Three years ago, we were talking about a disruptive industry, but today we are living in one. Change, be it regulatory evolution or consumer expectation, is constant. The food industry is challenged with an aging workforce, high attrition rates, operational challenges due to regulatory changes, customer demands, and cultural diversity, to name a few. Employees at the plant level are at the forefront of producing safe food for consumers. Empowering employees with the right information and the knowledge to succeed in their roles is the critical difference between a recall and ensuring customers’ trust in a product.

So how do we help those in charge of safeguarding our food understand this important role? Training and education programs that help people understand the why is often a common answer — empowering them to be responsible, make decisions and reach out for help when needed. With a myriad of training options available, it can be an overwhelming challenge to weave in company-specific practices.
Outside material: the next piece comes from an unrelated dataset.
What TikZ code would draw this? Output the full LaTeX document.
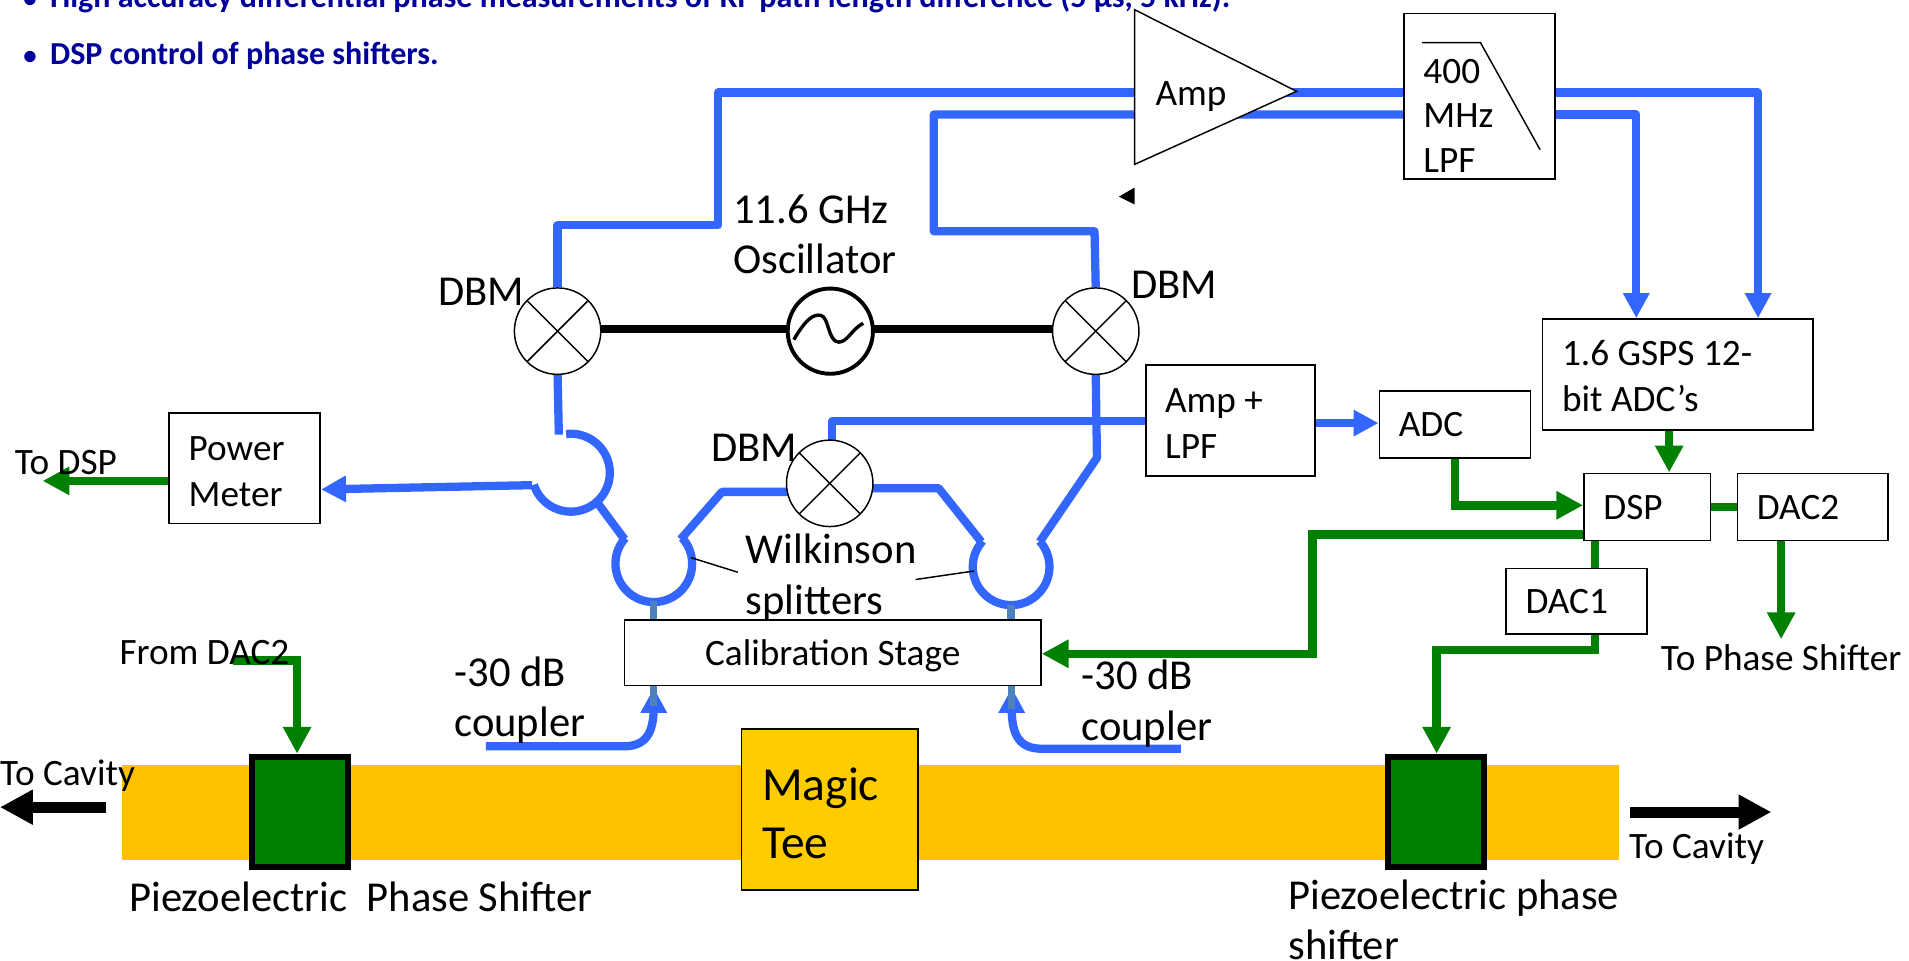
\documentclass[tikz,border=0pt]{standalone}
\usepackage{fontspec}
\setmainfont{Carlito}
\usetikzlibrary{arrows.meta,calc}
\pgfdeclarelayer{bg}
\pgfsetlayers{bg,main}
\definecolor{rfblue}{HTML}{3366FF}
\definecolor{stub}{HTML}{4F81BD}
\definecolor{sig}{HTML}{008000}
\definecolor{navy}{HTML}{000099}
\definecolor{bar}{HTML}{FFC000}
\definecolor{tee}{HTML}{FFCC00}
\newcommand{\dnh}[1]{\rule{0pt}{#1pt}}
\tikzset{
  x=1pt,y=-1pt,
  lab/.style={anchor=west,inner sep=0pt,align=left},
  lg/.style={lab,font=\fontsize{35}{41.5}\selectfont},
  md/.style={lab,font=\fontsize{30.6}{36.5}\selectfont},
  sm/.style={lab,font=\fontsize{30.6}{37}\selectfont},
  boxn/.style={draw=black,fill=white,line width=1.4pt,anchor=center,align=flush left,inner ysep=0pt,inner xsep=16pt,font=\fontsize{30.6}{37.5}\selectfont},
  mixer/.style={circle,draw=black,fill=white,line width=1.2pt,minimum size=71pt,inner sep=0pt,
    path picture={\draw[line width=1.2pt] (path picture bounding box.north west)--(path picture bounding box.south east)
       (path picture bounding box.north east)--(path picture bounding box.south west);}},
  rf/.style={draw=rfblue,line width=6.8pt,line join=round},
  rfa/.style={rf,-{Triangle[length=20.5pt,width=20.5pt]}},
  gr/.style={draw=sig,line width=7pt},
  gra/.style={gr,-{Triangle[length=22pt,width=22pt]}},
  st/.style={draw=stub,line width=6pt},
  blk/.style={draw=black,line width=6.6pt},
  fat/.style={draw=black,line width=9pt,-{Triangle[length=27pt,width=27pt]}},
  thin/.style={draw=black,line width=1.2pt},
  shifter/.style={draw=black,fill=sig,line width=5pt,minimum width=79pt,minimum height=90pt,inner sep=0pt},
  bul/.style={anchor=base west,inner sep=0pt,text=navy,font=\fontsize{26.3}{32}\selectfont\bfseries}
}
\begin{document}
\begin{tikzpicture}
\useasboundingbox (0,0) rectangle (1568,789.3);
% bullets
\node[bul] (b1) at (19,6) {\makebox[22pt][l]{\fontsize{22}{26}\selectfont•}High accuracy differential phase measurements of RF path length difference (5 μs, 5 kHz).};
\node[bul] (b2) at (19,53) {\makebox[22pt][l]{\fontsize{22}{26}\selectfont•}DSP control of phase shifters.};
% waveguide
\node[fill=bar,minimum width=1230pt,minimum height=78pt,inner sep=0pt] (wg) at (715,667) {};
\node[shifter] (psL) at (246.5,667) {};
\node[shifter] (psR) at (1179.5,667) {};
\node[draw=black,fill=tee,line width=1.4pt,minimum width=145pt,minimum height=132pt,inner sep=0pt] (tee) at (681.5,665) {};
\node[lab,font=\fontsize{39}{47}\selectfont] (teet) at (626,668) {Magic\\Tee};
% boxes
\node[boxn,minimum width=124pt,minimum height=136pt,text width=92pt] (lpf) at (1215,79) {};
\node[md] (lpft) at (1169,95) {400\\MHz\\LPF};
\node[boxn,minimum width=139pt,minimum height=91pt,text width=107pt] (amplpf) at (1010.5,345.5) {\dnh{24}Amp +\\LPF};
\node[boxn,minimum width=124pt,minimum height=55pt,text width=92pt] (adcS) at (1195,348.5) {ADC};
\node[boxn,minimum width=222pt,minimum height=91pt,text width=190pt] (adcF) at (1378,307.5) {\dnh{23}1.6 GSPS 12-\\bit ADC’s};
\node[boxn,minimum width=104pt,minimum height=55pt,text width=72pt] (dsp) at (1353,416.5) {DSP};
\node[boxn,minimum width=124pt,minimum height=55pt,text width=92pt] (dac2) at (1489,416.5) {DAC2};
\node[boxn,minimum width=116pt,minimum height=54pt,text width=84pt] (dac1) at (1295,494) {DAC1};
\node[boxn,minimum width=124pt,minimum height=91pt,text width=92pt] (pm) at (201,384.5) {\dnh{25}Power\\Meter};
\node[boxn,minimum width=342pt,minimum height=54pt,text width=310pt,align=flush center] (cal) at (684,536) {\dnh{27}Calibration Stage};
% amp
\coordinate (ampA) at (932,8);
\coordinate (ampB) at (932,135);
\coordinate (ampT) at (1065,75);
\draw[thin,fill=white] (ampA)--(ampT)--(ampB)--cycle;
\node[md] (amp) at (949,79) {Amp};
\fill (932,154)--(919,161.5)--(932,168)--cycle;
% filter curve
\draw[thin] (1168,35)--(1216,35)--(1265,123);
% mixers and oscillator
\node[mixer] (mL) at (458,272) {};
\node[mixer] (mR) at (900,272) {};
\node[mixer] (mM) at (681.5,397) {};
\node[circle,draw=black,fill=white,line width=3.2pt,minimum size=70pt,inner sep=0pt] (osc) at (682,272) {};
\draw[line width=2.8pt] (652,279) .. controls (662,262) and (668,258) .. (674,259) .. controls (681,260) and (680,281) .. (689,281) .. controls (696,281) and (700,270) .. (709,265.5);
% labels
\node[lg] (l1) at (602,192.5) {11.6 GHz\\Oscillator};
\node[lg] (l2) at (360,240) {DBM};
\node[lg] (l3) at (929,234) {DBM};
\node[lg] (l4) at (584,368) {DBM};
\node[lg] (l5) at (612.5,474.5) {Wilkinson\\splitters};
\node[lg] (l6) at (373,575) {-30 dB\\coupler};
\node[lg] (l7) at (888,578) {-30 dB\\coupler};
\node[lg] (l8) at (106,737) {Piezoelectric\ \ Phase Shifter};
\node[lg] (l9) at (1058,755.5) {Piezoelectric phase\\shifter};
\node[sm] (l10) at (0,637) {To Cavity};
\node[sm] (l11) at (1338,697) {To Cavity};
\node[sm] (l12) at (98,536) {From DAC2};
\node[sm] (l13) at (12,380) {To DSP};
\node[sm] (l14) at (1364,540) {To Phase Shifter};
% splitter coordinates
\coordinate (hyb) at (469,388);
\coordinate (wL) at (537,463);
\coordinate (wR) at (830.5,465.5);
% wilkinson pointers
\draw[thin] (567.5,458)--(606,470);
\draw[thin] (800,469)--(752,476);
\begin{pgfonlayer}{bg}
% hybrid and splitters
\draw[rf] (mL.south) -- (459,357);
\draw[rf] (465,356.5) arc[start angle=-97,end angle=162,radius=32];
\draw[rf] (490,412) -- (513,443);
\draw[rf] ($(wL)+(222:31.5)$) arc[start angle=222,end angle=-42,radius=31.5];
\draw[rf] ($(wR)+(222:31.5)$) arc[start angle=222,end angle=-42,radius=31.5];
\draw[rf] (559,443) -- (593,404) -- (mM.center |- 0,404);
\draw[rf] (mM.center |- 0,401) -- (771,401) -- (806,445);
\draw[rf] (mR.south) -- (901,376) -- (854,445);
\draw[rf] (683.5,380) -- (683.5,346) -- (amplpf.center |- 0,346);
% upper loops
\draw[rf] (mL.north) -- (458,185) -- (590,185) -- (590,76) -- (lpf.center |- 0,76);
\draw[rf] (mR.north) -- (899,190) -- (767,190) -- (767,94) -- (lpf.center |- 0,94);
\draw[rfa] (lpf.center |- 0,76) -- (1444,76) -- (1444,0 |- adcF.north);
\draw[rfa] (lpf.center |- 0,94) -- (1344,94) -- (1344,0 |- adcF.north);
\draw[rfa] (437,398.5) -- (pm.east |- 0,402);
\draw[rfa] (amplpf.center |- 0,347.5) -- (adcS.west |- 0,347.5);
% couplers
\draw[rfa] (399,613) -- (512,613) .. controls (530,613) and (537,603) .. (537,580) -- (537,565);
\draw[rfa] (970,615) -- (856,615) .. controls (838,615) and (831,605) .. (831,582) -- (831,565);
% stubs
\draw[st] (537,494) -- (537,0 |- cal.north);
\draw[st] (830.5,497) -- (830.5,0 |- cal.north);
\draw[st] (537,563) -- (537,580);
\draw[st] (831,563) -- (831,582);
% osc leads
\draw[blk] (mL.center |- 0,270) -- (osc.center |- 0,270);
\draw[blk] (osc.center |- 0,270) -- (mR.center |- 0,270);
% green
\draw[gra] (1371,353) -- (1371,388);
\draw[gra] (1195,376) -- (1195,415) -- (dsp.west |- 0,415);
\draw[gr] (dsp.east) -- (dac2.west);
\draw[gra] (1463,444) -- (1463,525);
\draw[gra] (dsp.center |- 0,439) -- (1078,439) -- (1078,537) -- (cal.east |- 0,537);
\draw[gr] (1310,444) -- (1310,467);
\draw[gra] (1310,521) -- (1310,534) -- (1180,534) -- (1180,619);
\draw[gra] (pm.west |- 0,395) -- (35,395);
\draw[gra] (191,542.5) -- (244,542.5) -- (244,619);
\end{pgfonlayer}
% cavity arrows
\draw[fat] (87,663) -- (0,663);
\draw[fat] (1339,667) -- (1455,667);
\end{tikzpicture}
\end{document}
A tried-and-tested solution is to use design thinking. Design thinking, often associated with R&D or innovation groups, is a creative and systematic approach to lay out all possible options and choose those that are most appropriate. It is a human-centered and prototype-driven approach, where you are constantly fine-tuning your thought process to create solutions that are desirable, feasible, and viable.

Following are the key components of integrating design thinking into your education and training process.

  1. Assemble: Building a design-thinking team is often a matter of assembling a multi-disciplinary team with people from different backgrounds. People who can take a 50,000-foot view are especially important in building holistically framed solutions.
  2. Understand: Empathize with and place employees’ needs and conditions ahead of the solution. Frontline workers put in long hours and are often on their feet performing repeated actions every day. Seeing things from their perspective is instructive for developing the right approach. Empathize with your employees by observing their behavior in the context of their lives, engaging them in conversations, and eliciting stories. Empathy is the centerpiece of a human-centered design process.
  3. Define: The goal of the define mode is to craft a meaningful and actionable problem statement. Based on your understanding of the problem, you can synthesize various thoughts into structured observations and powerful insights. Creating a user persona is helpful in preventing scope creep, and ensuring you stay on track. One example would be developing a training program to ensure plant employees are placing the right label on the right product during the manufacturing process.
  4. Explore or Ideate: Akin to conducting a hazard analysis, in which you list all potential hazards, this stage involves brainstorming and listing ideas. The focus is on quantity, not quality. Once you have conducted a successful brainstorming session, narrow down and select those options that fit the problem statement and persona. Use sticky notes, create mind maps, sketch, implement Draw Toast (, or follow other similar approaches for ideation.
  5. Prototype: To avoid losing innovation potential, two or three ideas are selected for prototyping in response to the problem statement. In this iterative process, create an inexpensive, tangible version of the chosen idea(s) including how the training will look and the props it may require. Using sketches, mock-ups, or a small implementation are possible means to prototype trainings.
  6. Test: Typically conducted in tandem with the prototype phase, the test phase allows users to interact with the learning prototype. Testing is an opportunity to understand the user and empathize with a potential solution (rather than with the user, as in the empathy step). Get feedback by creating experiences or asking users to compare options.
  7. Evolve: Regularly reassess if the developed training solution is desirable, feasible, and viable. Even the most established training programs and manuals undergo updates to account for new technologies, information, or audiences.

A successful design-thinking process is one in which people are willing to push boundaries and come up with out-of-the-box ideas. Since these ideas are tested continuously for their resilience through the brainstorming, prototyping, testing, and evolving stages, heavily supporting an idea or influencing it will not result in a favorable solution for frontline workers. So, thinking about how employees feel and what they need is key to developing effective solutions.